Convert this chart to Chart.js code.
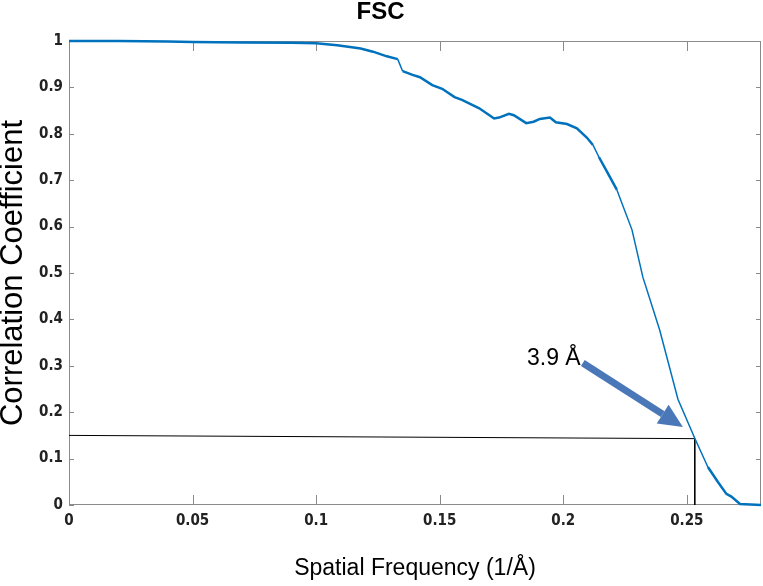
<!DOCTYPE html>
<html>
<head>
<meta charset="utf-8">
<script src="https://cdn.jsdelivr.net/npm/chart.js@4.4.1/dist/chart.umd.min.js"></script>
<style>
  html, body { margin: 0; padding: 0; background: #fff; }
</style>
</head>
<body>
<canvas id="fscChart" width="763" height="586"></canvas>
<script>
// FSC curve
const freq = [0, 0.02, 0.04, 0.05, 0.07, 0.09, 0.1, 0.1085, 0.1137, 0.118, 0.123, 0.1286, 0.133,
  0.135, 0.139, 0.142, 0.147, 0.151, 0.156, 0.159, 0.166, 0.172, 0.174, 0.178, 0.18, 0.185, 0.188,
  0.1905, 0.1946, 0.197, 0.2015, 0.2055, 0.2095, 0.212, 0.2144, 0.2175, 0.2217, 0.2278, 0.2322,
  0.239, 0.2464, 0.2532, 0.2585, 0.2625, 0.266, 0.268, 0.2715, 0.28];
const fsc = [1.0, 1.0, 0.999, 0.998, 0.997, 0.996, 0.995, 0.991, 0.987, 0.984, 0.977, 0.967, 0.961,
  0.935, 0.927, 0.922, 0.905, 0.897, 0.879, 0.873, 0.855, 0.833, 0.835, 0.843, 0.84, 0.823, 0.826,
  0.832, 0.835, 0.825, 0.821, 0.812, 0.792, 0.776, 0.75, 0.72, 0.679, 0.593, 0.491,
  0.377, 0.228, 0.144, 0.082, 0.05, 0.024, 0.018, 0.002, 0.0];

// cutoff guide line (horizontal then down to the axis)
const cutFreq = [0, 0.2532, 0.2532];
const cutFsc = [0.15, 0.143, 0];

// arrow (tail -> tip) and its label
const arrowFreq = [0.2079, 0.2484];
const arrowFsc = [0.306, 0.168];
const labelText = '3.9 Å';
const labelFreq = 0.1853;
const labelFsc = 0.302;

const xTicks = [0, 0.05, 0.1, 0.15, 0.2, 0.25];
const yTicks = [0, 0.1, 0.2, 0.3, 0.4, 0.5, 0.6, 0.7, 0.8, 0.9, 1];

const tickFont = { family: "'Liberation Sans Narrow', 'DejaVu Sans Condensed', sans-serif", size: 15, weight: 'bold' };
const textFont = "'Liberation Sans', Arial, sans-serif";

// box round the plot with inward ticks on all four sides
const frameTicks = {
  id: 'frameTicks',
  beforeDatasetsDraw(chart) {
    const { ctx, chartArea: a, scales: { x, y } } = chart;
    ctx.save();
    ctx.strokeStyle = '#8a8a8a';
    ctx.lineWidth = 1;
    ctx.strokeRect(a.left + 0.5, a.top + 0.5, a.right - a.left - 1, a.bottom - a.top - 1);
    ctx.beginPath();
    x.ticks.forEach(t => {
      const px = Math.round(x.getPixelForValue(t.value)) + 0.5;
      ctx.moveTo(px, a.bottom); ctx.lineTo(px, a.bottom - 10);
      ctx.moveTo(px, a.top); ctx.lineTo(px, a.top + 10);
    });
    y.ticks.forEach(t => {
      const py = Math.round(y.getPixelForValue(t.value)) + 0.5;
      ctx.moveTo(a.left, py); ctx.lineTo(a.left + 5, py);
      ctx.moveTo(a.right, py); ctx.lineTo(a.right - 5, py);
    });
    ctx.stroke();
    ctx.restore();
  }
};

// resolution arrow + label
const arrowNote = {
  id: 'arrowNote',
  afterDatasetsDraw(chart) {
    const { ctx, scales: { x, y } } = chart;
    const x0 = x.getPixelForValue(arrowFreq[0]), y0 = y.getPixelForValue(arrowFsc[0]);
    const x1 = x.getPixelForValue(arrowFreq[1]), y1 = y.getPixelForValue(arrowFsc[1]);
    const ang = Math.atan2(y1 - y0, x1 - x0);
    const headLen = 24, headHalf = 11;
    const bx = x1 - headLen * Math.cos(ang), by = y1 - headLen * Math.sin(ang);
    ctx.save();
    ctx.strokeStyle = '#4a77b8';
    ctx.fillStyle = '#4a77b8';
    ctx.lineWidth = 7;
    ctx.beginPath();
    ctx.moveTo(x0, y0);
    ctx.lineTo(bx, by);
    ctx.stroke();
    ctx.beginPath();
    ctx.moveTo(x1, y1);
    ctx.lineTo(bx + headHalf * Math.sin(ang), by - headHalf * Math.cos(ang));
    ctx.lineTo(bx - headHalf * Math.sin(ang), by + headHalf * Math.cos(ang));
    ctx.closePath();
    ctx.fill();

    ctx.fillStyle = '#000';
    ctx.font = '23px ' + textFont;
    ctx.textAlign = 'left';
    ctx.textBaseline = 'alphabetic';
    ctx.fillText(labelText, x.getPixelForValue(labelFreq), y.getPixelForValue(labelFsc));
    ctx.restore();
  }
};

const ctx = document.getElementById('fscChart').getContext('2d');
new Chart(ctx, {
  type: 'line',
  data: {
    datasets: [
      {
        data: freq.map((f, i) => ({ x: f, y: fsc[i] })),
        borderColor: '#0072bd',
        borderWidth: 2.5,
        pointRadius: 0,
        tension: 0,
        clip: 4,
        segment: {
          // steep part of the curve is drawn thinner in the original
          borderWidth: c => Math.abs(c.p1.y - c.p0.y) > 2 * Math.abs(c.p1.x - c.p0.x) ? 1.5 : 2.5
        }
      },
      {
        data: cutFreq.map((f, i) => ({ x: f, y: cutFsc[i] })),
        borderColor: '#000',
        borderWidth: 1,
        pointRadius: 0,
        tension: 0
      }
    ]
  },
  options: {
    responsive: false,
    animation: false,
    devicePixelRatio: 1,
    layout: { padding: { left: 0, right: 2, top: 0, bottom: 0 } },
    plugins: {
      legend: { display: false },
      tooltip: { enabled: false },
      title: {
        display: true,
        text: 'FSC',
        color: '#000',
        font: { family: textFont, size: 24, weight: 'bold', lineHeight: 1 },
        padding: { top: 0, bottom: 17 }
      }
    },
    scales: {
      x: {
        type: 'linear',
        min: 0,
        max: 0.28,
        afterBuildTicks: s => { s.ticks = xTicks.map(v => ({ value: v })); },
        afterFit: s => { s.height = 81; },
        grid: { display: false, drawTicks: false },
        border: { display: false },
        ticks: { color: '#222', font: tickFont, padding: 7, maxRotation: 0, callback: v => String(v) },
        title: {
          display: true,
          text: 'Spatial Frequency (1/Å)',
          color: '#000',
          font: { family: textFont, size: 23, lineHeight: 1.2 },
          padding: { top: 0, bottom: 4 }
        }
      },
      y: {
        type: 'linear',
        min: 0,
        max: 1,
        afterBuildTicks: s => { s.ticks = yTicks.map(v => ({ value: v })); },
        afterFit: s => { s.width = 69; },
        grid: { display: false, drawTicks: false },
        border: { display: false },
        ticks: { color: '#222', font: tickFont, padding: 6, callback: v => String(v) },
        title: {
          display: true,
          text: 'Correlation Coefficient',
          color: '#000',
          font: { family: textFont, size: 31, lineHeight: 1 },
          padding: { top: -2, bottom: 0 }
        }
      }
    }
  },
  plugins: [frameTicks, arrowNote]
});
</script>
</body>
</html>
######
§ **What is being asked**:
Quote every line word for word and keep the images out of the copy.

§ **Output of the task**:
Convert this chart to Chart.js code.
<!DOCTYPE html>
<html>
<head>
<meta charset="utf-8">
<script src="https://cdn.jsdelivr.net/npm/chart.js@4.4.1/dist/chart.umd.min.js"></script>
<style>
  html, body { margin: 0; padding: 0; background: #fff; }
</style>
</head>
<body>
<canvas id="fscChart" width="763" height="586"></canvas>
<script>
// FSC curve
const freq = [0, 0.02, 0.04, 0.05, 0.07, 0.09, 0.1, 0.1085, 0.1137, 0.118, 0.123, 0.1286, 0.133,
  0.135, 0.139, 0.142, 0.147, 0.151, 0.156, 0.159, 0.166, 0.172, 0.174, 0.178, 0.18, 0.185, 0.188,
  0.1905, 0.1946, 0.197, 0.2015, 0.2055, 0.2095, 0.212, 0.2144, 0.2175, 0.2217, 0.2278, 0.2322,
  0.239, 0.2464, 0.2532, 0.2585, 0.2625, 0.266, 0.268, 0.2715, 0.28];
const fsc = [1.0, 1.0, 0.999, 0.998, 0.997, 0.996, 0.995, 0.991, 0.987, 0.984, 0.977, 0.967, 0.961,
  0.935, 0.927, 0.922, 0.905, 0.897, 0.879, 0.873, 0.855, 0.833, 0.835, 0.843, 0.84, 0.823, 0.826,
  0.832, 0.835, 0.825, 0.821, 0.812, 0.792, 0.776, 0.75, 0.72, 0.679, 0.593, 0.491,
  0.377, 0.228, 0.144, 0.082, 0.05, 0.024, 0.018, 0.002, 0.0];

// cutoff guide line (horizontal then down to the axis)
const cutFreq = [0, 0.2532, 0.2532];
const cutFsc = [0.15, 0.143, 0];

// arrow (tail -> tip) and its label
const arrowFreq = [0.2079, 0.2484];
const arrowFsc = [0.306, 0.168];
const labelText = '3.9 Å';
const labelFreq = 0.1853;
const labelFsc = 0.302;

const xTicks = [0, 0.05, 0.1, 0.15, 0.2, 0.25];
const yTicks = [0, 0.1, 0.2, 0.3, 0.4, 0.5, 0.6, 0.7, 0.8, 0.9, 1];

const tickFont = { family: "'Liberation Sans Narrow', 'DejaVu Sans Condensed', sans-serif", size: 15, weight: 'bold' };
const textFont = "'Liberation Sans', Arial, sans-serif";

// box round the plot with inward ticks on all four sides
const frameTicks = {
  id: 'frameTicks',
  beforeDatasetsDraw(chart) {
    const { ctx, chartArea: a, scales: { x, y } } = chart;
    ctx.save();
    ctx.strokeStyle = '#8a8a8a';
    ctx.lineWidth = 1;
    ctx.strokeRect(a.left + 0.5, a.top + 0.5, a.right - a.left - 1, a.bottom - a.top - 1);
    ctx.beginPath();
    x.ticks.forEach(t => {
      const px = Math.round(x.getPixelForValue(t.value)) + 0.5;
      ctx.moveTo(px, a.bottom); ctx.lineTo(px, a.bottom - 10);
      ctx.moveTo(px, a.top); ctx.lineTo(px, a.top + 10);
    });
    y.ticks.forEach(t => {
      const py = Math.round(y.getPixelForValue(t.value)) + 0.5;
      ctx.moveTo(a.left, py); ctx.lineTo(a.left + 5, py);
      ctx.moveTo(a.right, py); ctx.lineTo(a.right - 5, py);
    });
    ctx.stroke();
    ctx.restore();
  }
};

// resolution arrow + label
const arrowNote = {
  id: 'arrowNote',
  afterDatasetsDraw(chart) {
    const { ctx, scales: { x, y } } = chart;
    const x0 = x.getPixelForValue(arrowFreq[0]), y0 = y.getPixelForValue(arrowFsc[0]);
    const x1 = x.getPixelForValue(arrowFreq[1]), y1 = y.getPixelForValue(arrowFsc[1]);
    const ang = Math.atan2(y1 - y0, x1 - x0);
    const headLen = 24, headHalf = 11;
    const bx = x1 - headLen * Math.cos(ang), by = y1 - headLen * Math.sin(ang);
    ctx.save();
    ctx.strokeStyle = '#4a77b8';
    ctx.fillStyle = '#4a77b8';
    ctx.lineWidth = 7;
    ctx.beginPath();
    ctx.moveTo(x0, y0);
    ctx.lineTo(bx, by);
    ctx.stroke();
    ctx.beginPath();
    ctx.moveTo(x1, y1);
    ctx.lineTo(bx + headHalf * Math.sin(ang), by - headHalf * Math.cos(ang));
    ctx.lineTo(bx - headHalf * Math.sin(ang), by + headHalf * Math.cos(ang));
    ctx.closePath();
    ctx.fill();

    ctx.fillStyle = '#000';
    ctx.font = '23px ' + textFont;
    ctx.textAlign = 'left';
    ctx.textBaseline = 'alphabetic';
    ctx.fillText(labelText, x.getPixelForValue(labelFreq), y.getPixelForValue(labelFsc));
    ctx.restore();
  }
};

const ctx = document.getElementById('fscChart').getContext('2d');
new Chart(ctx, {
  type: 'line',
  data: {
    datasets: [
      {
        data: freq.map((f, i) => ({ x: f, y: fsc[i] })),
        borderColor: '#0072bd',
        borderWidth: 2.5,
        pointRadius: 0,
        tension: 0,
        clip: 4,
        segment: {
          // steep part of the curve is drawn thinner in the original
          borderWidth: c => Math.abs(c.p1.y - c.p0.y) > 2 * Math.abs(c.p1.x - c.p0.x) ? 1.5 : 2.5
        }
      },
      {
        data: cutFreq.map((f, i) => ({ x: f, y: cutFsc[i] })),
        borderColor: '#000',
        borderWidth: 1,
        pointRadius: 0,
        tension: 0
      }
    ]
  },
  options: {
    responsive: false,
    animation: false,
    devicePixelRatio: 1,
    layout: { padding: { left: 0, right: 2, top: 0, bottom: 0 } },
    plugins: {
      legend: { display: false },
      tooltip: { enabled: false },
      title: {
        display: true,
        text: 'FSC',
        color: '#000',
        font: { family: textFont, size: 24, weight: 'bold', lineHeight: 1 },
        padding: { top: 0, bottom: 17 }
      }
    },
    scales: {
      x: {
        type: 'linear',
        min: 0,
        max: 0.28,
        afterBuildTicks: s => { s.ticks = xTicks.map(v => ({ value: v })); },
        afterFit: s => { s.height = 81; },
        grid: { display: false, drawTicks: false },
        border: { display: false },
        ticks: { color: '#222', font: tickFont, padding: 7, maxRotation: 0, callback: v => String(v) },
        title: {
          display: true,
          text: 'Spatial Frequency (1/Å)',
          color: '#000',
          font: { family: textFont, size: 23, lineHeight: 1.2 },
          padding: { top: 0, bottom: 4 }
        }
      },
      y: {
        type: 'linear',
        min: 0,
        max: 1,
        afterBuildTicks: s => { s.ticks = yTicks.map(v => ({ value: v })); },
        afterFit: s => { s.width = 69; },
        grid: { display: false, drawTicks: false },
        border: { display: false },
        ticks: { color: '#222', font: tickFont, padding: 6, callback: v => String(v) },
        title: {
          display: true,
          text: 'Correlation Coefficient',
          color: '#000',
          font: { family: textFont, size: 31, lineHeight: 1 },
          padding: { top: -2, bottom: 0 }
        }
      }
    }
  },
  plugins: [frameTicks, arrowNote]
});
</script>
</body>
</html>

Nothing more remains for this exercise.